• **Problem to solve**:
Write the lines out again, from the top of the material to the line containing "Chart.register(...registerables);", pictures excluded.

• **Material**:

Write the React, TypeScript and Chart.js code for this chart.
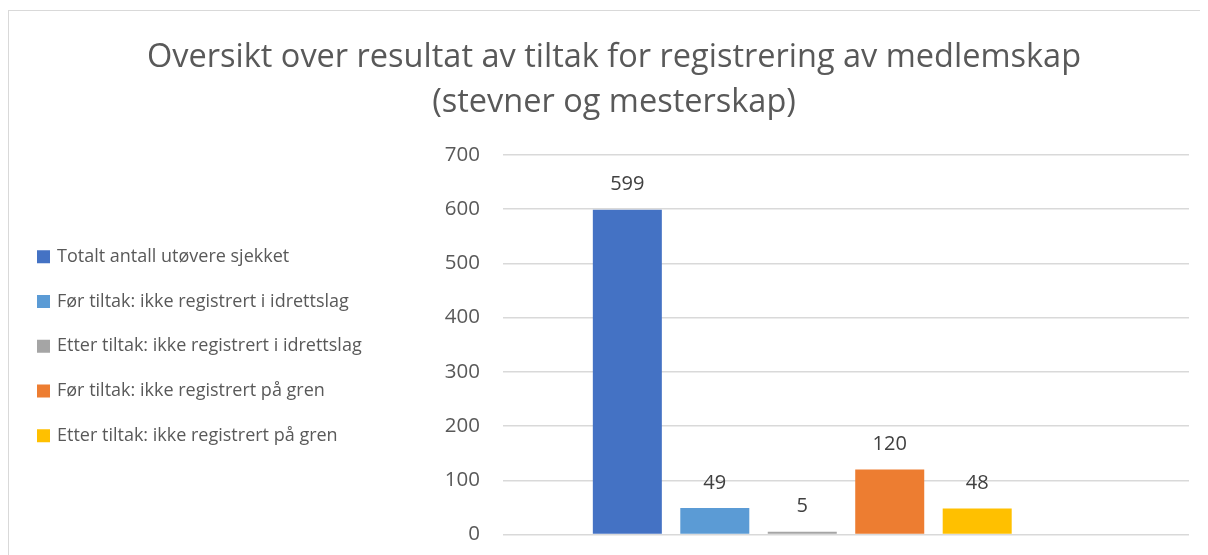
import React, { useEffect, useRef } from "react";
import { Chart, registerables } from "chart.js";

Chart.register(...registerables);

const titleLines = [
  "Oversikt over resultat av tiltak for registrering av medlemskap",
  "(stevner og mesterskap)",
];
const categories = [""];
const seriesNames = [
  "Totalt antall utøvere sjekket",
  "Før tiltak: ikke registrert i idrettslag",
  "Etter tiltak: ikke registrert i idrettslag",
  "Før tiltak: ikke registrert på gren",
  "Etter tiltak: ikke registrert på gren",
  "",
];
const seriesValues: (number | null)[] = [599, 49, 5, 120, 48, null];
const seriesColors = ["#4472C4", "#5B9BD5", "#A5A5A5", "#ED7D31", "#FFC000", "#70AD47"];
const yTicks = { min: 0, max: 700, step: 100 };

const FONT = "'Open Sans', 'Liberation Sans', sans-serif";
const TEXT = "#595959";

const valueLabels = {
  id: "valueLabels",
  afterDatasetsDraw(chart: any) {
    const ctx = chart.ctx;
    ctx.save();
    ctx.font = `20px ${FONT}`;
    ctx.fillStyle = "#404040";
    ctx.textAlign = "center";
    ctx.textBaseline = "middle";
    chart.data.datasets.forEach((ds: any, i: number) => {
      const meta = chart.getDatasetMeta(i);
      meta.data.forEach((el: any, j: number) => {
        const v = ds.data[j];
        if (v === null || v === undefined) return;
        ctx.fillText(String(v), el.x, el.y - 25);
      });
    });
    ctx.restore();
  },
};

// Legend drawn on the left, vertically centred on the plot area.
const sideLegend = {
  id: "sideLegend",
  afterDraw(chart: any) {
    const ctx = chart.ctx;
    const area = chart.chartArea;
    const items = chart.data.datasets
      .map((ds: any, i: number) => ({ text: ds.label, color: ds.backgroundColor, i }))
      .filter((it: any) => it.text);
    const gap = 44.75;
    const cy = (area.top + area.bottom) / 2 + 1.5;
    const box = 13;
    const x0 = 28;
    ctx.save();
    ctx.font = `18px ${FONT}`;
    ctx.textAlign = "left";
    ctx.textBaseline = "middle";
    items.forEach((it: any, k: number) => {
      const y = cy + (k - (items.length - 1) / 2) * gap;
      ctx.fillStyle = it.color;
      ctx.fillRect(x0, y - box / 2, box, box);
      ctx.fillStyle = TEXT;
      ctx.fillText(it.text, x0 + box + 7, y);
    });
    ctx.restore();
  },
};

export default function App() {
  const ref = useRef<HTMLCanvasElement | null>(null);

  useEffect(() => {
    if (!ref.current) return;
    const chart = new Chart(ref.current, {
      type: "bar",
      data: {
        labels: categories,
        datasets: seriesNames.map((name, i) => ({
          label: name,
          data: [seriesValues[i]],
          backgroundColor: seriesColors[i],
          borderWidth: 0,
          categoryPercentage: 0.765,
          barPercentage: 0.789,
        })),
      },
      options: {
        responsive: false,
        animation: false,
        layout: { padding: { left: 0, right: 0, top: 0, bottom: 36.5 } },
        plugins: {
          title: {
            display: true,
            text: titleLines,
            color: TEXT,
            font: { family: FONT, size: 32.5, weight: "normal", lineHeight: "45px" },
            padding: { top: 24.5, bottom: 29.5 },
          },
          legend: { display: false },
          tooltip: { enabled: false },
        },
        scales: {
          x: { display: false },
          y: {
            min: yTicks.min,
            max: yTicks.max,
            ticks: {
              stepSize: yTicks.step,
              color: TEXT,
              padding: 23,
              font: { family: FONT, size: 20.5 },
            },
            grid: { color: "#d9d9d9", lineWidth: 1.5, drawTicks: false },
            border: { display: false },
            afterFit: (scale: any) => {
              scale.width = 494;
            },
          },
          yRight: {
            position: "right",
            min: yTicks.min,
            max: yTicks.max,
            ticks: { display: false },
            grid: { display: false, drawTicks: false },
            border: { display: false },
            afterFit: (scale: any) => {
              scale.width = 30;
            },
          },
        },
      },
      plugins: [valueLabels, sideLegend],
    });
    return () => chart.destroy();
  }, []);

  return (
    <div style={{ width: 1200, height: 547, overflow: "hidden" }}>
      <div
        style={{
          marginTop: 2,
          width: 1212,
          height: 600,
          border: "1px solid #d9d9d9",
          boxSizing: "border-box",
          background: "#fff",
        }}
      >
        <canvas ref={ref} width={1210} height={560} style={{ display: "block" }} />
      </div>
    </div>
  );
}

• **Solved exercise**:
Write the React, TypeScript and Chart.js code for this chart.
import React, { useEffect, useRef } from "react";
import { Chart, registerables } from "chart.js";

Chart.register(...registerables);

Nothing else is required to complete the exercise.